What is the number of lines in the entries below that include the word "chart"? Provide the number only.

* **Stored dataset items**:
══════

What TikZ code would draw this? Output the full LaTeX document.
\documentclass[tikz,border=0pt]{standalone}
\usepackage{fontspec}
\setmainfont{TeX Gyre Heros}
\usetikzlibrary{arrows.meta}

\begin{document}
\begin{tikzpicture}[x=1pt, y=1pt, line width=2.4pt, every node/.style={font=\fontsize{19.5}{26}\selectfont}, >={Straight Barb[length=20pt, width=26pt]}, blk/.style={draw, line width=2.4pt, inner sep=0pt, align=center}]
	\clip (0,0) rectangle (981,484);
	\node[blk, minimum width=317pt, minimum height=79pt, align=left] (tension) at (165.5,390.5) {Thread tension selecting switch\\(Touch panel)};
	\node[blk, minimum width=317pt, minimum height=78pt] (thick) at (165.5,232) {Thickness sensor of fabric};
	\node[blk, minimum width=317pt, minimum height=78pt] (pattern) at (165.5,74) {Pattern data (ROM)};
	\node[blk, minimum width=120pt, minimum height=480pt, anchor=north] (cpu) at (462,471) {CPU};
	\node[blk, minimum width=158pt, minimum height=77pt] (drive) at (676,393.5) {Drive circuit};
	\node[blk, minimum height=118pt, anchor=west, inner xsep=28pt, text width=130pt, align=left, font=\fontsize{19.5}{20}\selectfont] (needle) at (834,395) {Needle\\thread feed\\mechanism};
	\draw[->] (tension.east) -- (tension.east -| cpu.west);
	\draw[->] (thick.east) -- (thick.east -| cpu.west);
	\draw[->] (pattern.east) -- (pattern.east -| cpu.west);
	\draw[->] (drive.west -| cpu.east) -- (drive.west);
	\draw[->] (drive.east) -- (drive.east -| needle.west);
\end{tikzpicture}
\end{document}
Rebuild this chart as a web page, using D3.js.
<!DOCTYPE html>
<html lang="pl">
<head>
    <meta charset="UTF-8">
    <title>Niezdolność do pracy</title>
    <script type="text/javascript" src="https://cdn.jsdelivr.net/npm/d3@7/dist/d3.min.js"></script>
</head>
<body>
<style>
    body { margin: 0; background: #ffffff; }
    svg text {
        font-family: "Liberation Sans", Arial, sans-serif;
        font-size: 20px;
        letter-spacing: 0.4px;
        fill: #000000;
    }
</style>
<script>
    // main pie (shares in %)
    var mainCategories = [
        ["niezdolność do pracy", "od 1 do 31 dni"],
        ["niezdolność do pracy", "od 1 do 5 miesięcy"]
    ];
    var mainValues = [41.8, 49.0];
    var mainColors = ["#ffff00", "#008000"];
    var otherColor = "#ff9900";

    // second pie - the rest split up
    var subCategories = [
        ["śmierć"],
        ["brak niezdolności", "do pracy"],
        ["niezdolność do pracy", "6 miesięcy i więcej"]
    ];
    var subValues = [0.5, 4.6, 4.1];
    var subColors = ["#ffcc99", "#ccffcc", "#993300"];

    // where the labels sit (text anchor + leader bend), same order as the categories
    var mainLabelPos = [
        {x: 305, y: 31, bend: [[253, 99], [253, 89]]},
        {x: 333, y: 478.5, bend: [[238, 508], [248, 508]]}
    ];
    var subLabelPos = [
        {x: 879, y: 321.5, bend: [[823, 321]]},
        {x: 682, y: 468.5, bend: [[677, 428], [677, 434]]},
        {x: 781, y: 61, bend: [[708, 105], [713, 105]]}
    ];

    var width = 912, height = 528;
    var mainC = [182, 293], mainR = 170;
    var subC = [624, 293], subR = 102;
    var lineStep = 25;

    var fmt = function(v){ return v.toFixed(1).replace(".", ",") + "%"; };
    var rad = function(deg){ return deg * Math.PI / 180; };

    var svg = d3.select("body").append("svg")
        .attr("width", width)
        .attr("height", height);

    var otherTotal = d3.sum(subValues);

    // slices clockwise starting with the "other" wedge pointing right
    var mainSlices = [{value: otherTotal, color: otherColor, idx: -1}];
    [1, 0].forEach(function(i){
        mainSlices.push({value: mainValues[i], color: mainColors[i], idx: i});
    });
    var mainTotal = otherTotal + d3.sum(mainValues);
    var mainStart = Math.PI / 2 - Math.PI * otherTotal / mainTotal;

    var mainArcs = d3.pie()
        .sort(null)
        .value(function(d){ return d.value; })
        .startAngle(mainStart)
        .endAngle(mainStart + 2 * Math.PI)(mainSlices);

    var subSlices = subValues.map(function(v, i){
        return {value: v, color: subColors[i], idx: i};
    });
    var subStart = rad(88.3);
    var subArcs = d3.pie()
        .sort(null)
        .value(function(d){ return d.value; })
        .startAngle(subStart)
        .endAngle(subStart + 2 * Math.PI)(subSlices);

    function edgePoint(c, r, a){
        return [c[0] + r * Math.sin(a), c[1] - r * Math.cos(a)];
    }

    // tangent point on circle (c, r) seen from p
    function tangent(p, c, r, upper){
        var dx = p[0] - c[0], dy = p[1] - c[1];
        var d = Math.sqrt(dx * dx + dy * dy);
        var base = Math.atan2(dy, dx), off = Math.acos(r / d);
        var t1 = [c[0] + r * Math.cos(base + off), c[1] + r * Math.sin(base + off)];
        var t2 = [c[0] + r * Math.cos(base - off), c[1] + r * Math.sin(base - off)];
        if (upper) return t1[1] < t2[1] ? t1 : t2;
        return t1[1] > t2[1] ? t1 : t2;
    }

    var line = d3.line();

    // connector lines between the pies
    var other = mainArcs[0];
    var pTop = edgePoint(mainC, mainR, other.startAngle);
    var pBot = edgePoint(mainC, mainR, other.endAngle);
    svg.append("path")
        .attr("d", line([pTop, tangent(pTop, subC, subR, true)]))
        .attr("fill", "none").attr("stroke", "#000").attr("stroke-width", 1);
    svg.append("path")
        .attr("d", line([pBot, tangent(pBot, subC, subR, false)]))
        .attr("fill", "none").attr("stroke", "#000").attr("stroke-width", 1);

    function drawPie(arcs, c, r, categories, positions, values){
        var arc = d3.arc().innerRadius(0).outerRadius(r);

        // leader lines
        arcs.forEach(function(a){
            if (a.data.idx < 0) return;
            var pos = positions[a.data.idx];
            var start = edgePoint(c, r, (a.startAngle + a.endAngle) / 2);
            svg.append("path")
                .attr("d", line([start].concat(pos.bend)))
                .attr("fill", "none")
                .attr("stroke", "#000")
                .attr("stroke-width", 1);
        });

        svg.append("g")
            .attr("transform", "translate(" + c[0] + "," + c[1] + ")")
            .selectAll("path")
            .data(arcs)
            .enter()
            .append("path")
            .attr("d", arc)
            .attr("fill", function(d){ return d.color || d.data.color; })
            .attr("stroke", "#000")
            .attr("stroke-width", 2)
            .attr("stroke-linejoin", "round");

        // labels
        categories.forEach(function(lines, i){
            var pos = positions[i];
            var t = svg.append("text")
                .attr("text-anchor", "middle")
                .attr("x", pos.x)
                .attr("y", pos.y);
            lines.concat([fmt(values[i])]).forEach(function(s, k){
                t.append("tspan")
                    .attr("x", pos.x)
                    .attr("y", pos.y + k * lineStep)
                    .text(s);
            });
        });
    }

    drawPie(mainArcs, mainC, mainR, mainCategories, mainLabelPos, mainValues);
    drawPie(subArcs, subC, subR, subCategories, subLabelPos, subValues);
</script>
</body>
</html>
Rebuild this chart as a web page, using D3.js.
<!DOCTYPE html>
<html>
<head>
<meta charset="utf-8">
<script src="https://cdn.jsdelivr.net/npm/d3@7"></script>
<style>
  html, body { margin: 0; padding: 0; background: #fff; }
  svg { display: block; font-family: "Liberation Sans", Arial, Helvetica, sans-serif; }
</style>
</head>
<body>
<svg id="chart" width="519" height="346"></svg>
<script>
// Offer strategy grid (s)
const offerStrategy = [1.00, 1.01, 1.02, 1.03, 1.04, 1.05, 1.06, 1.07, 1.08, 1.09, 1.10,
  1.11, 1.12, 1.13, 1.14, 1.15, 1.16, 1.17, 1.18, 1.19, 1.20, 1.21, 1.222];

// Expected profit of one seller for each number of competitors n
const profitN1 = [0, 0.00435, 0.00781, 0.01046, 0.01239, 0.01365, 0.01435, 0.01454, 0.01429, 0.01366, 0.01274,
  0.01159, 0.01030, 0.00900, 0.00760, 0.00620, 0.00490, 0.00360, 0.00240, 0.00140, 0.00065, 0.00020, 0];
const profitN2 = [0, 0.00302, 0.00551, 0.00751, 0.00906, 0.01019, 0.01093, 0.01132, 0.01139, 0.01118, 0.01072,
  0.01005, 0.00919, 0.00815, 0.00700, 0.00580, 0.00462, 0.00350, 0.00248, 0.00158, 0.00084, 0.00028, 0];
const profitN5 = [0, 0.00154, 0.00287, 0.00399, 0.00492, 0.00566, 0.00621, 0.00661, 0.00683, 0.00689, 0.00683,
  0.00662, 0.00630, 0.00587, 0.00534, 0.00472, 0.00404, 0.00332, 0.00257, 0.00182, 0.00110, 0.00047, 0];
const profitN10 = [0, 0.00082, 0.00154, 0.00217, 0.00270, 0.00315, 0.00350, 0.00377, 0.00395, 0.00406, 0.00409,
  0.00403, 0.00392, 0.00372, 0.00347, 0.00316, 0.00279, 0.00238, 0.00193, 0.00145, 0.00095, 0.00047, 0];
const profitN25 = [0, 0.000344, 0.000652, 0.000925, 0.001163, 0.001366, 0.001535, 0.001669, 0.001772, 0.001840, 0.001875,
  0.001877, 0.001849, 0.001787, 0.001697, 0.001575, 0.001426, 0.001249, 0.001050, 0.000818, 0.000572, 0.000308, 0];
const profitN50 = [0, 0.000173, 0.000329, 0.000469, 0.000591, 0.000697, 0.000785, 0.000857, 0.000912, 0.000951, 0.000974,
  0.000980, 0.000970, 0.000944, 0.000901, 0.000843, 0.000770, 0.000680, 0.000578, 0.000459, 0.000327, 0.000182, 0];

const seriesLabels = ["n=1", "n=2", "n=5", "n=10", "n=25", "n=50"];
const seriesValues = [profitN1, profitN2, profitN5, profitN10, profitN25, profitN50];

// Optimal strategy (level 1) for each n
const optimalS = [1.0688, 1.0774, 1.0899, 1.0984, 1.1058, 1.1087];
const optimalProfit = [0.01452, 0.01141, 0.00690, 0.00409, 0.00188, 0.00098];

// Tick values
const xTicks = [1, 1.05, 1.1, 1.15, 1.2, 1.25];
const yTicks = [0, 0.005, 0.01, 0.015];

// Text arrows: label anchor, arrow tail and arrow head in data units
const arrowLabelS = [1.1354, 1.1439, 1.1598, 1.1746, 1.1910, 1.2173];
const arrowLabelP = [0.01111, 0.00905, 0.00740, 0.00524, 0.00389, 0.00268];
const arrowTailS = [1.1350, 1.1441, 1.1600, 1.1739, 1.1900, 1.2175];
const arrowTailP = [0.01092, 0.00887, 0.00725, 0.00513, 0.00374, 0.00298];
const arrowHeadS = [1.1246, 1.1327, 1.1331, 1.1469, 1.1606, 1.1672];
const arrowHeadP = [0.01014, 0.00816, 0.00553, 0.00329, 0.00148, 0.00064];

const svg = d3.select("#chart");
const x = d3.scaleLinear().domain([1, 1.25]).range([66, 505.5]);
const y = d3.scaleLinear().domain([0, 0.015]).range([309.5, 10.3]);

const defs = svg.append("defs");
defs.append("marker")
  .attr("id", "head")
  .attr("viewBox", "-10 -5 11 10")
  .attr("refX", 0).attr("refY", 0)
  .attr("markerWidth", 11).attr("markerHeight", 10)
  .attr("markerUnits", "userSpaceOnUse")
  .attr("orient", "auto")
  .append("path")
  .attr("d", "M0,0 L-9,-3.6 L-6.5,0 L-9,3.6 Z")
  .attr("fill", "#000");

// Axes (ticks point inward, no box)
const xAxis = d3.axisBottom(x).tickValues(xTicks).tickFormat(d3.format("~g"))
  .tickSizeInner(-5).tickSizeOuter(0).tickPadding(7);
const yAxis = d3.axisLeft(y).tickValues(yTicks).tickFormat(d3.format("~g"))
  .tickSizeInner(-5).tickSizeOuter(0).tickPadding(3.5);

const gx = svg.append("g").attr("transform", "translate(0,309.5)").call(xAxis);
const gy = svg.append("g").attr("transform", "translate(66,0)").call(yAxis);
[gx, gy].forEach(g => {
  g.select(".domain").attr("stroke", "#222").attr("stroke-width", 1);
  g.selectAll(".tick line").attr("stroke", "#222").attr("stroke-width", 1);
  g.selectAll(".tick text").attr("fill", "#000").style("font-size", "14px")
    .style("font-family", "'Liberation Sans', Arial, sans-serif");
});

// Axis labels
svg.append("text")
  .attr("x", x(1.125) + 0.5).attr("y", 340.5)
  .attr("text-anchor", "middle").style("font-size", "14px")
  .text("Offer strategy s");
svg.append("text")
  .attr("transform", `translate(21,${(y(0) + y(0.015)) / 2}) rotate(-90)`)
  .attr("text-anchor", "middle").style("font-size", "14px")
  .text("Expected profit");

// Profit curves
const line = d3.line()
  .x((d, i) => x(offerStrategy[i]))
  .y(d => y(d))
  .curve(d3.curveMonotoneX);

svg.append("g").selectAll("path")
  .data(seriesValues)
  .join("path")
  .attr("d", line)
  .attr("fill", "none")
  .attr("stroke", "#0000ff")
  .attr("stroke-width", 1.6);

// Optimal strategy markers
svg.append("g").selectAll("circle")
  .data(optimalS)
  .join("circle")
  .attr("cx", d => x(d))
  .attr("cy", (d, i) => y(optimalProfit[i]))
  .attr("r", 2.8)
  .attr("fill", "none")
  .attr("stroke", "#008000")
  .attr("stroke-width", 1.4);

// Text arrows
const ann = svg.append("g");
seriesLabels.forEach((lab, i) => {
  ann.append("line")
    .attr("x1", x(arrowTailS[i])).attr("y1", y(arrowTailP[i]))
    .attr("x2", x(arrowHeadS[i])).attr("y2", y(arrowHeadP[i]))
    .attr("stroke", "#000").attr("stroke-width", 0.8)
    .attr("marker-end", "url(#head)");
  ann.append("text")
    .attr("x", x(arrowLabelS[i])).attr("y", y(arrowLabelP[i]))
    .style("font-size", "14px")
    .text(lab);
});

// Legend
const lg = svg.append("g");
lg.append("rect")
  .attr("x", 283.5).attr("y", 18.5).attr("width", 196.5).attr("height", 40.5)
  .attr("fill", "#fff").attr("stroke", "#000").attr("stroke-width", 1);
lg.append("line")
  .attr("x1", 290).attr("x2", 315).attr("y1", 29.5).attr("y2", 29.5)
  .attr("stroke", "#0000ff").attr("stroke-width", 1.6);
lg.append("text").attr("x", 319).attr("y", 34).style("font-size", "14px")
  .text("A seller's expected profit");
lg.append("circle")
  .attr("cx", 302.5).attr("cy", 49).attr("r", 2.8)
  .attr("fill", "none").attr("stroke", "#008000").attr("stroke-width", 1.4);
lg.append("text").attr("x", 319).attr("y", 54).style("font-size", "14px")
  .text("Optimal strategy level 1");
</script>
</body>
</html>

══════

* **ANSWER TO THIS EXERCISE**: 4